- Geographic distribution: Northern Territory, Queensland
- Linguistic classification: Pama–NyunganNgarna;
- Subdivisions: Yanyuwa; South Ngarna;

Language codes
- Glottolog: ngar1290
- Ngarna languages (green) among other Pama–Nyungan (tan). The two Ngarna areas are separated by the Garrwan and Mirndi languages (grey).

= Ngarna languages =

Branch of the Pama–Nyungan language family of Australia

The Ngarna or Warluwar(r)ic languages are a discontinuous primary branch of the Pama–Nyungan language family of Australia. The moribund Yanyuwa language is the only survivor of this group.

The two geographic and also cladistic groups are:

- Ngarna
  - Yanyuwa
  - Southern Ngarna/Warluwar(r)ic
    - Ngarru
      - Wagaya
      - Yindjilandji
    - Thawa
      - Bularnu
      - Warluwara

== History and status ==

"Warluwar(r)ic" was first proposed by O'Grady, Voegelin and Voegelin (1966), consisting of Warluwarra only, to which the "Wakayic" (consisting of Wakaya) and "Yanyulan" groups (consisting of Yanyuwa) were later proved to be related. Bularnu and Yindjilandji were later recorded and also added to the classification. On the basis of shared pronoun systems and nominal case-marking, Barry Blake (1988) later grouped Yanyuwa, Wakaya (and by extension Yindjilandji), Bularnu and Warluwarra into the "Warluwaric" subgroup of Pama-Nyungan. Breen (2004) proposed the name "Ngarna" over "Warluwar(r)ic" (in reference to the first-person singular nominative pronoun common to all members of the subgroup), although "Warluwar(r)ic" is still commonly used. For one, Mary Laughren retains the label "Warluwarric" on the basis that (nga)rna is a common retention among many other Western Pama-Nyungan languages and not exactly unique to this subgroup.
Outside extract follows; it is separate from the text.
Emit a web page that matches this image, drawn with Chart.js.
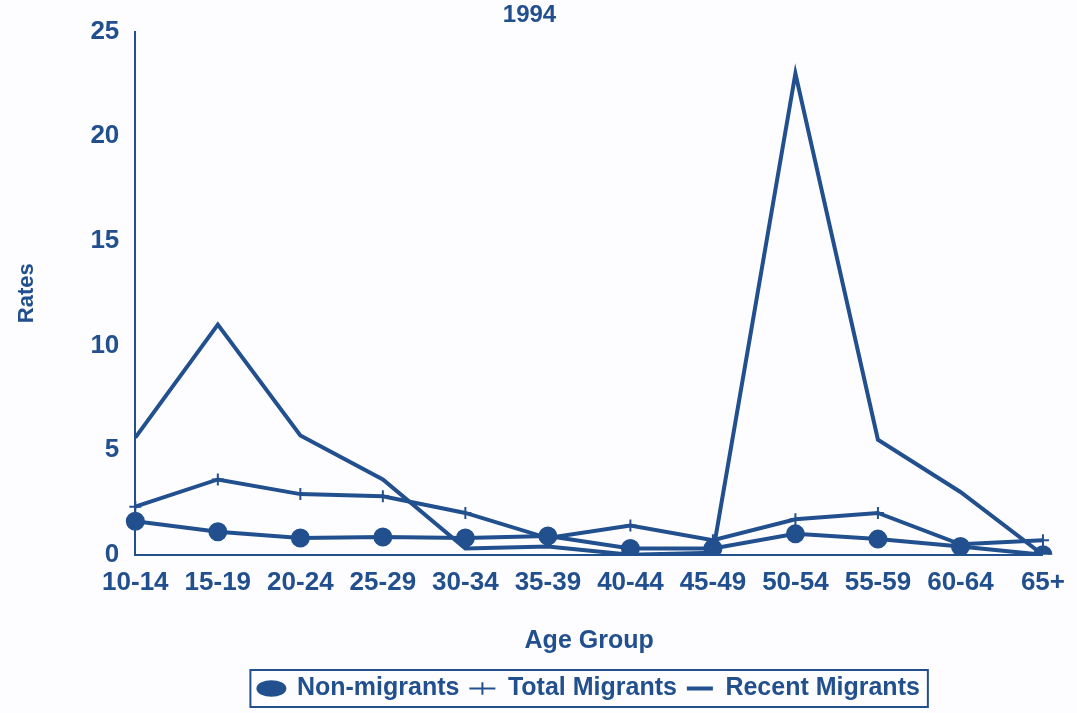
<!DOCTYPE html>
<html>
<head>
<meta charset="utf-8">
<script src="https://cdn.jsdelivr.net/npm/chart.js@4.4.0/dist/chart.umd.min.js"></script>
<style>
  html, body { margin: 0; padding: 0; background: #fdfdff; }
  #wrap { width: 1077px; height: 713px; }
</style>
</head>
<body>
<div id="wrap"><canvas id="myChart" width="1077" height="713"></canvas></div>
<script>
  var ageGroups = ['10-14', '15-19', '20-24', '25-29', '30-34', '35-39', '40-44', '45-49', '50-54', '55-59', '60-64', '65+'];
  var nonMigrants = [1.6, 1.1, 0.8, 0.85, 0.8, 0.9, 0.3, 0.3, 1.0, 0.75, 0.4, 0.0];
  var totalMigrants = [2.3, 3.6, 2.9, 2.8, 2.0, 0.8, 1.4, 0.7, 1.7, 2.0, 0.5, 0.7];
  var recentMigrants = [5.6, 11.0, 5.7, 3.6, 0.3, 0.4, 0.0, 0.1, 23.0, 5.5, 3.0, 0.0];
  var yTicks = [0, 5, 10, 15, 20, 25];

  var blue = '#22508e';
  Chart.defaults.font.family = '"Liberation Sans", Arial, sans-serif';
  Chart.defaults.color = blue;

  // box round the legend, like the printed one
  var legendBox = {
    id: 'legendBox',
    afterDraw: function (chart) {
      var boxes = chart.legend.legendHitBoxes;
      if (!boxes || !boxes.length) return;
      var left = Math.min.apply(null, boxes.map(function (b) { return b.left; }));
      var right = Math.max.apply(null, boxes.map(function (b) { return b.left + b.width; }));
      var top = Math.min.apply(null, boxes.map(function (b) { return b.top; }));
      var bottom = Math.max.apply(null, boxes.map(function (b) { return b.top + b.height; }));
      var ctx = chart.ctx;
      ctx.save();
      ctx.strokeStyle = blue;
      ctx.lineWidth = 2;
      ctx.strokeRect(left - 8, top - 6, right - left + 16, bottom - top + 12);
      ctx.restore();
    }
  };

  var ctx = document.getElementById('myChart').getContext('2d');
  var myChart = new Chart(ctx, {
      type: 'line',
      data: {
          labels: ageGroups,
          datasets: [{
              label: 'Non-migrants',
              data: nonMigrants,
              borderColor: blue,
              backgroundColor: blue,
              borderWidth: 4,
              pointStyle: 'circle',
              pointRadius: 7.5,
              tension: 0
          }, {
              label: 'Total Migrants',
              data: totalMigrants,
              borderColor: blue,
              backgroundColor: blue,
              borderWidth: 4,
              pointStyle: 'cross',
              pointRadius: 6,
              pointBorderWidth: 2,
              tension: 0
          }, {
              label: 'Recent Migrants',
              data: recentMigrants,
              borderColor: blue,
              backgroundColor: blue,
              borderWidth: 4,
              pointStyle: 'line',
              pointRadius: 0,
              tension: 0
          }]
      },
      options: {
          responsive: false,
          animation: false,
          layout: { padding: { left: 10, right: 28, top: 0, bottom: 2 } },
          plugins: {
              title: {
                  display: true,
                  text: '1994',
                  font: { size: 24, weight: 'bold' },
                  padding: { top: 0, bottom: 2 }
              },
              legend: {
                  position: 'bottom',
                  fullSize: false,
                  labels: {
                      usePointStyle: true,
                      pointStyleWidth: 26,
                      boxHeight: 9,
                      padding: 10,
                      font: { size: 25, weight: 'bold' },
                      color: blue
                  }
              },
              tooltip: { enabled: false }
          },
          scales: {
              x: {
                  grid: { display: false, drawTicks: false },
                  border: { color: blue, width: 2 },
                  ticks: { font: { size: 26, weight: 'bold' }, padding: 12, maxRotation: 0, autoSkip: false },
                  title: { display: true, text: 'Age Group', font: { size: 25, weight: 'bold' }, padding: { top: 16, bottom: 10 } }
              },
              y: {
                  min: 0,
                  max: 25,
                  afterBuildTicks: function (axis) {
                      axis.ticks = yTicks.map(function (v) { return { value: v }; });
                  },
                  grid: { display: false, drawTicks: false },
                  border: { color: blue, width: 2 },
                  ticks: { font: { size: 26, weight: 'bold' }, padding: 16 },
                  title: { display: true, text: 'Rates', font: { size: 22, weight: 'bold' }, padding: { bottom: 34 } }
              }
          }
      },
      plugins: [legendBox]
  });
</script>
</body>
</html>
Within the subgroup, Breen uses lexicostatical evidence, and also evidence from nominal and verbal morphology, to distinguish between the "Ngarru" group (containing Wagaya and Yindjilandji) and the "Thawa" group (containing Bularnu and Warluwara), each respectively after the common word for 'man, Aboriginal person'. These two groups together form the southern branch of Ngarna/Warluwar(r)ic, to which the discontinuous Yanyuwa is related at the uppermost level of the subgroup. Work on proto-Ngarna/Warluwar(r)ic has been done by Catherine Koch (1989), Daniel Brammall (1991), Margaret Carew (1993), and Gavan Breen (2004).

Beyond the subgroup, relations with other branches of Pama-Nyungan are more speculative. McConvell and Laughren (2004) entertain the possibility that the Ngumpin-Yapa languages and the Ngarna/Warluwar(r)ic languages share a common ancestor, although other evidence also suggests a closer genetic relation between Ngumpin-Yapa and the more southerly branches. In any case, early and sustained contact between speakers of Ngumpin-Yapa and Ngarna/Warluwar(r)ic languages is evinced by shared phonological changes and certain lexical similarities. Using computational phylogenetic methods, Bowern and Atkinson (2012) grouped the Ngarna/Warluwar(r)ic languages into the "Western Pama-Nyungan" group. Their work suggests a tentative link between Ngarna/Warluwar(r)ic and the Yolngu languages, forming a higher subgroup to which the other Western Pama-Nyungan branches (i.e. Southwest Nyungic and Desert Nyungic) are more distantly related.